Thursday, September 16, 2010

Ikea! I'll never stop saying Ikea!

I've shown the construction of my new computer desk, shelf and file drawer that we got from Ikea. Now that it is all put together and Jerry has cleaned up the mess I already made on it, you, too, get to see it.

"What's behind all the new furniture?" one might ask.

A new camera.

This camera of mine is an ever expanding hobby. There was my intervalometer that lets me make time-lapse movies with the camera.

Then, I thought, "What's the point of taking photographs if they're never printed?"

We had a photo printer that turned out to be a BIG DUD. It used up ink like it was free. It would churn and grind for minutes any time we wanted to print anything. It seems to have done a deep priming of the print head every time it was used. It quickly ran out of ink and I gave it a new set of cartridges and it emptied those in a short time. According to this very long thread on a forum, it is a common problem for that model of printer and that a fix was never to be expected.

So I started shopping for a photo printer.

One of the things I thought I wanted to do is get my panoramas printed. I had looked at online processors but their services were rather pricy. I wondered if there are consumer printers that can print panoramas.
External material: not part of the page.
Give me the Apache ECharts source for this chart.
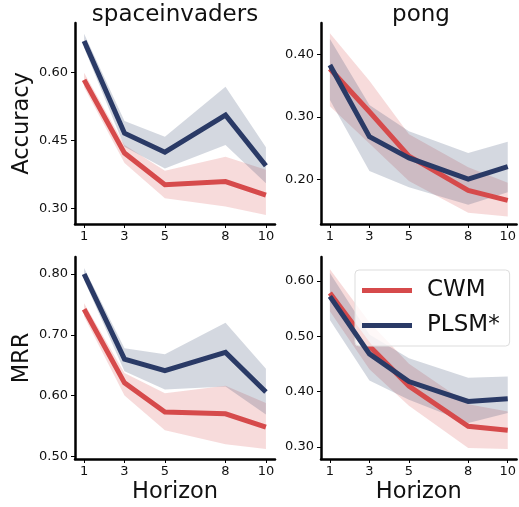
<!DOCTYPE html>
<html>
<head>
<meta charset="utf-8">
<script src="https://cdn.jsdelivr.net/npm/echarts@6/dist/echarts.min.js"></script>
<style>html,body{margin:0;padding:0;background:#fff;}#c{width:519px;height:507px;}</style>
</head>
<body>
<div id="c"></div>
<script>
// ---- data ----
const horizons = [1, 3, 5, 8, 10];
const xTicks = [1, 3, 5, 8, 10];

const siAccCWM      = [0.584, 0.422, 0.352, 0.359, 0.329];
const siAccCWMHi    = [0.600, 0.440, 0.383, 0.414, 0.385];
const siAccCWMLo    = [0.568, 0.400, 0.322, 0.304, 0.285];
const siAccPLSM     = [0.670, 0.466, 0.424, 0.506, 0.394];
const siAccPLSMHi   = [0.686, 0.493, 0.458, 0.569, 0.435];
const siAccPLSMLo   = [0.655, 0.436, 0.388, 0.440, 0.355];

const pgAccCWM      = [0.377, 0.308, 0.237, 0.182, 0.166];
const pgAccCWMHi    = [0.434, 0.358, 0.272, 0.219, 0.194];
const pgAccCWMLo    = [0.317, 0.257, 0.197, 0.146, 0.140];
const pgAccPLSM     = [0.383, 0.268, 0.234, 0.200, 0.220];
const pgAccPLSMHi   = [0.425, 0.319, 0.277, 0.242, 0.260];
const pgAccPLSMLo   = [0.327, 0.213, 0.187, 0.159, 0.179];

const siMrrCWM      = [0.742, 0.621, 0.573, 0.570, 0.548];
const siMrrCWMHi    = [0.752, 0.637, 0.604, 0.616, 0.588];
const siMrrCWMLo    = [0.730, 0.600, 0.543, 0.520, 0.512];
const siMrrPLSM     = [0.800, 0.660, 0.641, 0.671, 0.606];
const siMrrPLSMHi   = [0.810, 0.678, 0.668, 0.720, 0.644];
const siMrrPLSMLo   = [0.790, 0.640, 0.610, 0.615, 0.569];

const pgMrrCWM      = [0.578, 0.482, 0.410, 0.337, 0.330];
const pgMrrCWMHi    = [0.621, 0.525, 0.450, 0.377, 0.364];
const pgMrrCWMLo    = [0.545, 0.440, 0.374, 0.298, 0.296];
const pgMrrPLSM     = [0.572, 0.468, 0.418, 0.382, 0.387];
const pgMrrPLSMHi   = [0.614, 0.503, 0.460, 0.425, 0.427];
const pgMrrPLSMLo   = [0.529, 0.420, 0.385, 0.343, 0.361];

const siAccTicks = [0.30, 0.45, 0.60];
const pgAccTicks = [0.20, 0.30, 0.40];
const siMrrTicks = [0.50, 0.60, 0.70, 0.80];
const pgMrrTicks = [0.30, 0.40, 0.50, 0.60];

const titles = ['spaceinvaders', 'pong'];
const seriesNames = ['CWM', 'PLSM*'];

// ---- styling ----
const RED = '#d64a4b', NAVY = '#2a3a66';
const RED_BAND = 'rgba(214,74,75,0.2)', NAVY_BAND = 'rgba(42,58,102,0.2)';
const FONT = 'DejaVu Sans';

const grids = [
  {left: 75, top: 23, width: 200, height: 201},
  {left: 321, top: 23, width: 200, height: 201},
  {left: 75, top: 257, width: 200, height: 202},
  {left: 321, top: 257, width: 200, height: 202}
];
const yRanges = [[0.265, 0.71], [0.128, 0.4505], [0.4957, 0.828], [0.278, 0.643]];
const yTicks = [siAccTicks, pgAccTicks, siMrrTicks, pgMrrTicks];
const yNames = ['Accuracy', '', 'MRR', ''];

const panels = [
  [siAccCWM, siAccCWMHi, siAccCWMLo, siAccPLSM, siAccPLSMHi, siAccPLSMLo],
  [pgAccCWM, pgAccCWMHi, pgAccCWMLo, pgAccPLSM, pgAccPLSMHi, pgAccPLSMLo],
  [siMrrCWM, siMrrCWMHi, siMrrCWMLo, siMrrPLSM, siMrrPLSMHi, siMrrPLSMLo],
  [pgMrrCWM, pgMrrCWMHi, pgMrrCWMLo, pgMrrPLSM, pgMrrPLSMHi, pgMrrPLSMLo]
];

const axisLine = {show: true, onZero: false, lineStyle: {color: '#000', width: 2.5}};
const xAxes = grids.map((g, i) => ({
  type: 'value', gridIndex: i, min: 0.55, max: 10.45,
  axisLine: axisLine,
  axisTick: {show: true, length: 4, lineStyle: {color: '#000', width: 1}, customValues: xTicks},
  axisLabel: {show: true, customValues: xTicks, fontSize: 13, color: '#111', fontFamily: FONT, margin: 6},
  splitLine: {show: false},
  name: i >= 2 ? 'Horizon' : '', nameLocation: 'middle', nameGap: 22,
  nameTextStyle: {fontSize: 22.5, color: '#111', fontFamily: FONT}
}));
const yAxes = grids.map((g, i) => ({
  type: 'value', gridIndex: i, min: yRanges[i][0], max: yRanges[i][1],
  axisLine: axisLine,
  axisTick: {show: true, length: 4, lineStyle: {color: '#000', width: 1}, customValues: yTicks[i]},
  axisLabel: {show: true, customValues: yTicks[i], fontSize: 13, color: '#111', fontFamily: FONT, margin: 7,
    formatter: v => Number(v).toFixed(2)},
  splitLine: {show: false},
  name: yNames[i], nameLocation: 'middle', nameGap: 41,
  nameTextStyle: {fontSize: 22.5, color: '#111', fontFamily: FONT}
}));

function band(i, hi, lo, color) {
  return {
    type: 'custom', xAxisIndex: i, yAxisIndex: i, silent: true, z: 1,
    data: [[horizons[0], hi[0]]],
    renderItem: function (params, api) {
      const pts = [];
      for (let k = 0; k < horizons.length; k++) pts.push(api.coord([horizons[k], hi[k]]));
      for (let k = horizons.length - 1; k >= 0; k--) pts.push(api.coord([horizons[k], lo[k]]));
      return {type: 'polygon', shape: {points: pts}, style: {fill: color}};
    }
  };
}
function line(i, name, vals, color, z) {
  return {
    type: 'line', name: name, xAxisIndex: i, yAxisIndex: i, z: z,
    data: horizons.map((h, k) => [h, vals[k]]),
    symbol: 'none', silent: true,
    lineStyle: {color: color, width: 5, cap: 'butt', join: 'miter'},
    itemStyle: {color: color}
  };
}

const series = [];
panels.forEach((p, i) => {
  series.push(band(i, p[1], p[2], RED_BAND));
  series.push(band(i, p[4], p[5], NAVY_BAND));
  series.push(line(i, seriesNames[0], p[0], RED, 3));
  series.push(line(i, seriesNames[1], p[3], NAVY, 4));
});

const chart = echarts.init(document.getElementById('c'), null, {renderer: 'canvas'});
chart.setOption({
  animation: false,
  backgroundColor: '#fff',
  title: [
    {text: titles[0], left: 170, top: -1, textAlign: 'center', textStyle: {fontSize: 23, fontWeight: 'normal', color: '#111', fontFamily: FONT}},
    {text: titles[1], left: 416, top: -1, textAlign: 'center', textStyle: {fontSize: 23, fontWeight: 'normal', color: '#111', fontFamily: FONT}}
  ],
  legend: {
    data: seriesNames, orient: 'vertical', left: 355, top: 270,
    icon: 'rect', itemWidth: 50, itemHeight: 5, itemGap: 12,
    padding: [9, 10, 9, 7],
    backgroundColor: 'rgba(255,255,255,0.8)', borderColor: '#dddddd', borderWidth: 1, borderRadius: 4,
    textStyle: {fontSize: 23, color: '#111', fontFamily: FONT, padding: [0, 0, 0, 10]},
    selectedMode: false
  },
  grid: grids,
  xAxis: xAxes,
  yAxis: yAxes,
  series: series
});
</script>
</body>
</html>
It turns out that Epson makes printers that print on roll paper. So I got myself an Epson Stylus Photo R1900 printer.

It can print on sheets from 4"x6" to 13"x19". They've got specialty paper and canvas for it if you're in a very artistic mood.
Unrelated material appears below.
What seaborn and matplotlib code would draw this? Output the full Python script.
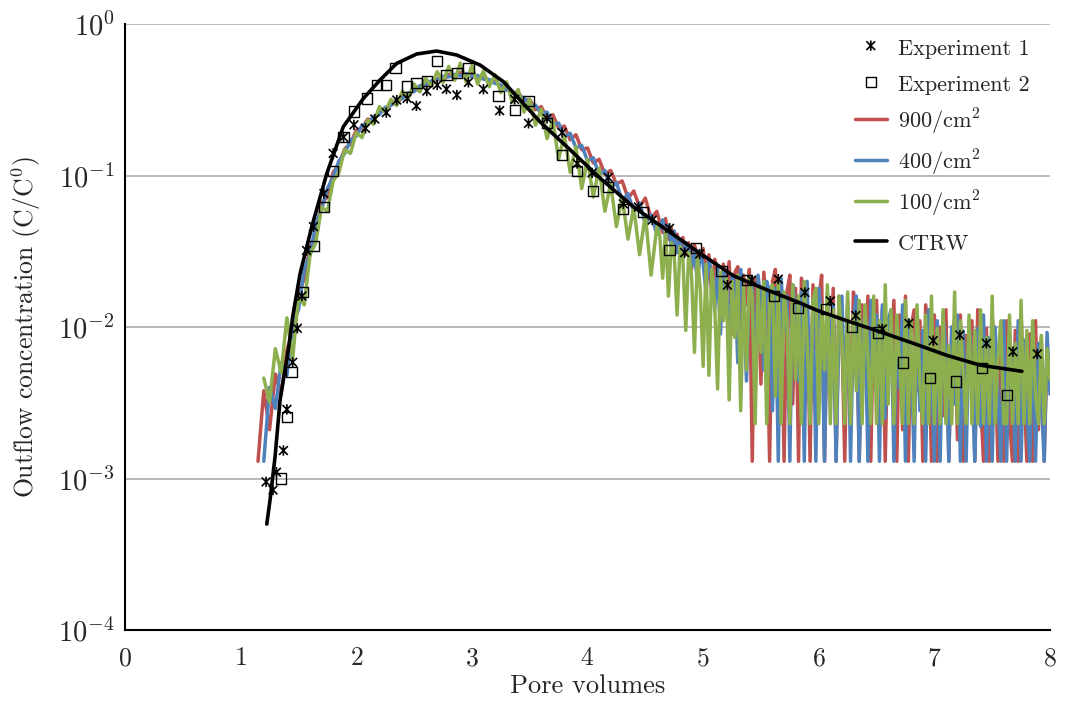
import numpy as np
import matplotlib
matplotlib.use('Agg')
import matplotlib.pyplot as plt
from matplotlib.path import Path
from matplotlib.ticker import NullLocator
import seaborn as sns

# pore-volume grid of the simulated curves (coarser in the body, finer in the tail)
pv_body = np.round(np.arange(1.15, 4.601, 0.05), 3)
pv_tail = np.round(np.arange(4.625, 8.0001, 0.025), 3)
pv_grid = np.concatenate([pv_body, pv_tail])

# simulations, 900 / cm2
c_900_body = [0.0013, 0.0038, 0.0021, 0.0049, 0.0036, 0.0071, 0.0092, 0.016, 0.021, 0.034,
              0.041, 0.066, 0.072, 0.105, 0.118, 0.150, 0.162, 0.199, 0.205, 0.236,
              0.228, 0.262, 0.271, 0.300, 0.294, 0.335, 0.338, 0.372, 0.365, 0.408,
              0.398, 0.437, 0.421, 0.466, 0.442, 0.478, 0.455, 0.470, 0.446, 0.452,
              0.418, 0.425, 0.386, 0.392, 0.350, 0.355, 0.312, 0.318, 0.272, 0.285,
              0.238, 0.252, 0.205, 0.212, 0.172, 0.186, 0.148, 0.152, 0.121, 0.128,
              0.102, 0.108, 0.088, 0.092, 0.071, 0.079, 0.062, 0.071, 0.052, 0.058]
c_900_tail = [0.049, 0.042, 0.052, 0.038, 0.045, 0.036, 0.041, 0.033,
              0.039, 0.030, 0.036, 0.024, 0.035, 0.029, 0.027, 0.033,
              0.021, 0.030, 0.016, 0.028, 0.024, 0.011, 0.026, 0.019,
              0.027, 0.009, 0.023, 0.025, 0.0065, 0.022, 0.014, 0.024,
              0.0013, 0.021, 0.018, 0.0042, 0.023, 0.012, 0.0013, 0.020,
              0.024, 0.0058, 0.019, 0.0013, 0.017, 0.022, 0.0031, 0.018,
              0.0013, 0.021, 0.011, 0.016, 0.0013, 0.019, 0.0072, 0.015,
              0.022, 0.0013, 0.013, 0.0045, 0.018, 0.0013, 0.016, 0.009,
              0.0013, 0.015, 0.0027, 0.017, 0.012, 0.0013, 0.014, 0.0055,
              0.016, 0.0013, 0.012, 0.015, 0.0034, 0.013, 0.0013, 0.011,
              0.0062, 0.015, 0.0013, 0.012, 0.0021, 0.016, 0.0013, 0.010,
              0.013, 0.0038, 0.011, 0.0013, 0.014, 0.0085, 0.0013, 0.012,
              0.0013, 0.010, 0.0026, 0.013, 0.0013, 0.0092, 0.011, 0.0018,
              0.012, 0.0013, 0.0088, 0.0045, 0.011, 0.0013, 0.013, 0.0032,
              0.0013, 0.0098, 0.0013, 0.012, 0.0061, 0.0013, 0.010, 0.0013,
              0.011, 0.0025, 0.0013, 0.0095, 0.0013, 0.012, 0.0040, 0.0013,
              0.0090, 0.0013, 0.011, 0.0021, 0.0085, 0.0013, 0.0072, 0.0038]

# simulations, 400 / cm2
c_400_body = [np.nan, 0.0013, 0.0040, 0.0029, 0.0058, 0.0048, 0.0105, 0.013, 0.024, 0.030,
              0.048, 0.060, 0.082, 0.098, 0.125, 0.140, 0.170, 0.182, 0.215, 0.221,
              0.245, 0.252, 0.282, 0.290, 0.318, 0.322, 0.352, 0.358, 0.392, 0.396,
              0.422, 0.428, 0.452, 0.448, 0.465, 0.455, 0.472, 0.449, 0.458, 0.432,
              0.430, 0.405, 0.398, 0.366, 0.360, 0.325, 0.328, 0.290, 0.292, 0.255,
              0.262, 0.218, 0.222, 0.180, 0.190, 0.152, 0.158, 0.125, 0.131, 0.101,
              0.108, 0.082, 0.090, 0.068, 0.076, 0.058, 0.066, 0.048, 0.055, 0.041]
c_400_tail = [0.045, 0.051, 0.039, 0.047, 0.034, 0.043, 0.031, 0.038,
              0.028, 0.036, 0.033, 0.025, 0.031, 0.020, 0.030, 0.026,
              0.017, 0.028, 0.022, 0.013, 0.025, 0.009, 0.023, 0.021,
              0.0075, 0.022, 0.019, 0.0058, 0.024, 0.016, 0.0044, 0.021,
              0.019, 0.0036, 0.022, 0.015, 0.0052, 0.020, 0.017, 0.0028,
              0.018, 0.0013, 0.021, 0.0095, 0.016, 0.0013, 0.019, 0.013,
              0.0044, 0.017, 0.0013, 0.020, 0.0026, 0.015, 0.0013, 0.018,
              0.012, 0.0013, 0.017, 0.0062, 0.014, 0.0013, 0.0095, 0.016,
              0.0035, 0.014, 0.0013, 0.011, 0.016, 0.0013, 0.0071, 0.013,
              0.0013, 0.015, 0.0048, 0.012, 0.0013, 0.014, 0.0025, 0.011,
              0.013, 0.0013, 0.0098, 0.0039, 0.014, 0.0013, 0.011, 0.0065,
              0.0013, 0.012, 0.0028, 0.0095, 0.0013, 0.013, 0.0052, 0.0013,
              0.011, 0.0013, 0.012, 0.0072, 0.0013, 0.010, 0.0031, 0.012,
              0.0013, 0.0094, 0.0013, 0.011, 0.0048, 0.0013, 0.0098, 0.0022,
              0.012, 0.0013, 0.0085, 0.0013, 0.010, 0.0036, 0.0013, 0.011,
              0.0013, 0.0090, 0.0052, 0.0013, 0.011, 0.0013, 0.0082, 0.0028,
              0.0013, 0.010, 0.0013, 0.0078, 0.0033, 0.0013, 0.0092, 0.0036]

# simulations, 100 / cm2
c_100_body = [np.nan, 0.0046, 0.0032, 0.0072, 0.0050, 0.0115, 0.0062, 0.016, 0.014, 0.030,
              0.036, 0.062, 0.058, 0.092, 0.105, 0.148, 0.140, 0.192, 0.178, 0.232,
              0.218, 0.285, 0.262, 0.318, 0.290, 0.362, 0.322, 0.402, 0.356, 0.438,
              0.388, 0.485, 0.412, 0.525, 0.425, 0.552, 0.415, 0.530, 0.402, 0.490,
              0.385, 0.462, 0.352, 0.415, 0.305, 0.370, 0.262, 0.318, 0.215, 0.275,
              0.175, 0.232, 0.128, 0.185, 0.105, 0.155, 0.082, 0.128, 0.072, 0.112,
              0.058, 0.088, 0.046, 0.072, 0.038, 0.062, 0.030, 0.055, 0.022, 0.046]
c_100_tail = [0.040, 0.021, 0.044, 0.016, 0.036, 0.030, 0.012, 0.034,
              0.028, 0.0095, 0.031, 0.022, 0.0068, 0.029, 0.018, 0.0055,
              0.026, 0.0048, 0.024, 0.014, 0.0039, 0.023, 0.011, 0.021,
              0.0033, 0.020, 0.0085, 0.022, 0.0028, 0.019, 0.0052, 0.021,
              0.016, 0.0023, 0.018, 0.0068, 0.020, 0.0023, 0.015, 0.019,
              0.0035, 0.021, 0.0023, 0.017, 0.011, 0.0023, 0.019, 0.0045,
              0.016, 0.0023, 0.020, 0.0078, 0.0023, 0.015, 0.018, 0.0023,
              0.014, 0.0052, 0.019, 0.0023, 0.013, 0.0023, 0.016, 0.0085,
              0.0023, 0.017, 0.0023, 0.012, 0.0038, 0.015, 0.0023, 0.014,
              0.0065, 0.0023, 0.016, 0.0023, 0.011, 0.0023, 0.019, 0.0031,
              0.013, 0.0023, 0.012, 0.0058, 0.0023, 0.015, 0.0023, 0.011,
              0.0023, 0.014, 0.0042, 0.0023, 0.012, 0.0023, 0.016, 0.0023,
              0.0098, 0.0023, 0.013, 0.0023, 0.0075, 0.0023, 0.017, 0.0023,
              0.011, 0.0048, 0.0023, 0.012, 0.0023, 0.0095, 0.0023, 0.013,
              0.0023, 0.0085, 0.0023, 0.016, 0.0023, 0.0062, 0.011, 0.0023,
              0.0023, 0.012, 0.0023, 0.0078, 0.0023, 0.015, 0.0023, 0.0095,
              0.0023, 0.011, 0.0035, 0.0023, 0.0088, 0.0023, 0.0072, 0.0045]

c_900 = c_900_body + c_900_tail
c_400 = c_400_body + c_400_tail
c_100 = c_100_body + c_100_tail

# CTRW fit
ctrw_x = [1.226, 1.254, 1.298, 1.341, 1.413, 1.45, 1.514, 1.615, 1.745, 1.888, 2.062,
          2.206, 2.35, 2.523, 2.696, 2.869, 3.071, 3.273, 3.417, 3.59, 3.821, 4.109,
          4.397, 4.686, 4.974, 5.262, 5.55, 5.839, 5.983, 6.243, 6.531, 6.819, 7.108,
          7.396, 7.757]
ctrw_y = [0.0005, 0.00072, 0.0014, 0.0033, 0.0071, 0.0117, 0.0225, 0.0459, 0.103, 0.210,
          0.323, 0.427, 0.550, 0.634, 0.663, 0.624, 0.536, 0.416, 0.315, 0.226, 0.155,
          0.096, 0.0621, 0.0437, 0.0306, 0.0218, 0.0176, 0.0144, 0.0129, 0.0110, 0.0093,
          0.0078, 0.0065, 0.0056, 0.0051]

# experiment 1
exp1_x = [1.22, 1.28, 1.31, 1.37, 1.40, 1.45, 1.49, 1.53, 1.57, 1.63, 1.72, 1.80, 1.89,
          1.98, 2.08, 2.16, 2.26, 2.35, 2.44, 2.52, 2.61, 2.70, 2.78, 2.87, 2.97, 3.10,
          3.24, 3.37, 3.49, 3.65, 3.78, 3.91, 4.04, 4.18, 4.31, 4.44, 4.56, 4.71, 4.84,
          4.97, 5.21, 5.42, 5.65, 5.88, 6.10, 6.32, 6.55, 6.78, 6.99, 7.22, 7.45, 7.68, 7.89]
exp1_y = [0.00095, 0.00084, 0.0011, 0.00153, 0.00286, 0.00585, 0.0098, 0.016, 0.032, 0.046,
          0.076, 0.140, 0.179, 0.216, 0.205, 0.236, 0.260, 0.315, 0.323, 0.288, 0.361,
          0.396, 0.372, 0.340, 0.412, 0.371, 0.268, 0.318, 0.221, 0.238, 0.192, 0.120,
          0.104, 0.097, 0.065, 0.062, 0.0508, 0.0448, 0.031, 0.0303, 0.0189, 0.0204,
          0.0207, 0.0169, 0.01485, 0.0119, 0.0097, 0.01057, 0.00813, 0.00885, 0.0078,
          0.00687, 0.00664]

# experiment 2
exp2_x = [1.35, 1.40, 1.44, 1.54, 1.63, 1.72, 1.80, 1.89, 1.98, 2.09, 2.18, 2.26, 2.34,
          2.44, 2.52, 2.61, 2.70, 2.78, 2.87, 2.97, 3.23, 3.37, 3.49, 3.65, 3.78, 3.91,
          4.05, 4.18, 4.31, 4.48, 4.71, 4.94, 5.16, 5.38, 5.61, 5.82, 6.06, 6.29, 6.51,
          6.73, 6.96, 7.19, 7.41, 7.63]
exp2_y = [0.0010, 0.00256, 0.00507, 0.0171, 0.0344, 0.0622, 0.1076, 0.179, 0.264, 0.323,
          0.396, 0.396, 0.510, 0.386, 0.406, 0.421, 0.570, 0.461, 0.477, 0.510, 0.335,
          0.271, 0.310, 0.221, 0.137, 0.1076, 0.079, 0.0844, 0.0598, 0.0577, 0.0322,
          0.0334, 0.0235, 0.0204, 0.016, 0.0133, 0.0131, 0.00995, 0.0092, 0.00582,
          0.00463, 0.00436, 0.00534, 0.00356]

sns.set_style('white')
plt.rcParams['font.family'] = ['cmr10']
plt.rcParams['mathtext.fontset'] = 'cm'
plt.rcParams['axes.formatter.use_mathtext'] = True

# Excel-like "star" marker: an X with a vertical stroke
star = Path([(-0.85, -0.85), (0.85, 0.85), (-0.85, 0.85), (0.85, -0.85), (0, -1.0), (0, 1.0)],
            [Path.MOVETO, Path.LINETO] * 3)

fig, ax = plt.subplots(figsize=(10.65, 7.04), dpi=100)
fig.subplots_adjust(left=0.1174, right=0.9859, top=0.9659, bottom=0.1051)

sns.lineplot(x=pv_grid, y=c_900, color='#C0504D', lw=2.5, estimator=None, sort=False,
             label='900/cm$^2$', ax=ax, zorder=2)
sns.lineplot(x=pv_grid, y=c_400, color='#4F81BD', lw=2.5, estimator=None, sort=False,
             label='400/cm$^2$', ax=ax, zorder=2)
sns.lineplot(x=pv_grid, y=c_100, color='#8DAF4E', lw=2.5, estimator=None, sort=False,
             label='100/cm$^2$', ax=ax, zorder=2)
sns.scatterplot(x=exp1_x, y=exp1_y, marker=star, s=55, facecolor='none', edgecolor='k',
                linewidth=1.2, label='Experiment 1', ax=ax, zorder=3)
sns.scatterplot(x=exp2_x, y=exp2_y, marker='s', s=55, facecolor='none', edgecolor='k',
                linewidth=1.0, label='Experiment 2', ax=ax, zorder=3)
sns.lineplot(x=ctrw_x, y=ctrw_y, color='k', lw=2.6, estimator=None, sort=False,
             label='CTRW', ax=ax, zorder=4)

ax.set_yscale('log')
ax.set_ylim(1e-4, 1)
ax.set_xlim(0, 8)
ax.set_xticks(range(9))
ax.yaxis.set_minor_locator(NullLocator())

ax.yaxis.grid(True, color='#a6a6a6', lw=1.1)
ax.xaxis.grid(False)
for side in ['top', 'right']:
    ax.spines[side].set_visible(False)
for side in ['left', 'bottom']:
    ax.spines[side].set_color('k')
    ax.spines[side].set_linewidth(1.5)
ax.tick_params(direction='inout', length=8, width=1.2, color='k')
ax.tick_params(axis='y', labelsize=20.5)
ax.tick_params(axis='x', labelsize=18.5, pad=8)

ax.set_xlabel('Pore volumes', fontsize=19, labelpad=3)
ax.set_ylabel('Outflow concentration (C/C$^0$)', fontsize=18.5, labelpad=11)

handles, labels = ax.get_legend_handles_labels()
order = ['Experiment 1', 'Experiment 2', '900/cm$^2$', '400/cm$^2$', '100/cm$^2$', 'CTRW']
hl = dict(zip(labels, handles))
ax.legend([hl[k] for k in order], order, loc='upper right', frameon=False, fontsize=16,
          labelspacing=0.5, handlelength=1.45, handletextpad=0.5, handleheight=1.35,
          borderaxespad=0.1, bbox_to_anchor=(0.99, 1.0))

plt.savefig('out.png', dpi=100)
And they've got rolls of paper in 8.3" and 13" widths.

You can see my second successful panorama picture on the desk just beyond the chair in the picture above. The image is 8"x44". I took it this summer at Blue Mesa in the Petrified Forest National Park. Here's a tiny version of the image (click on it to make it less tiny, but still tiny).
Blue Mesa in Petrified Forest
Picasa web albums seem to have a limit on the size of photos so I can't show you a full resolution file. It wouldn't do much good anyway. You'd either have to shrink it to fit on your monitor or pan and scroll to see small bits of it at a time.

My first successful panorama printout was this image from the Grand Canyon taken the day after we were at the Petrified Forest.
Grand Canyon
The photo printer doesn't work as a network printer and we wouldn't want to use it for our day-to-day printing anyway so we got an HP printer that was on sale at Costco to replace the BIG DUD from Canon. It does copying and network printing and scanning. It prints photos as well. But I'll use the Epson for that.

And you can't expect me to do photo processing on a little screen on a notebook computer, can you? No, you can't. So I got myself a new iMac. Ooooooh!

The weather machine still wants a Windows system so that is still here. You can see its monitor to the right of the iMac in the first picture.

So now I have a new, large photo printer, a workhorse printer and a beautiful iMac. My old computer desk was a six foot wide table. It wasn't big enough or functional enough to hold all this gadgetry. So we got the desk and storage for all the supplies and accessories. With any luck I'll use the storage instead of just heaping piles of junk on the vast horizontal surface.

I'm still using evaluation versions of image processing software. I'm getting toward the end of my evaluation period so I'll have to stimulate the economy a little more in a couple of weeks.

I'm in geek heaven!

6 comments:

Poss said...

OMG! it's like if you give a mouse a cookie.

BobbieS53 said...

A new iMac! YIKES!

RetroMag said...

Your desk looks like it will take care of all of your "gadgetry." Really nice looking, and functional. And those photos are stupendous! If Ansel Adams were still around, you would surely give hime a run for his money! And I'll be seeing it all in person soon!

Shoe said...

Congrats! Nice set-up!

P-Doobie said...

Looking good! Thanks for the images, too.

Colleen said...

Your panoramas look fabulous, but where are you going to put them? You'll have to circulate your wall art. (By the way, I really like the lampshade.)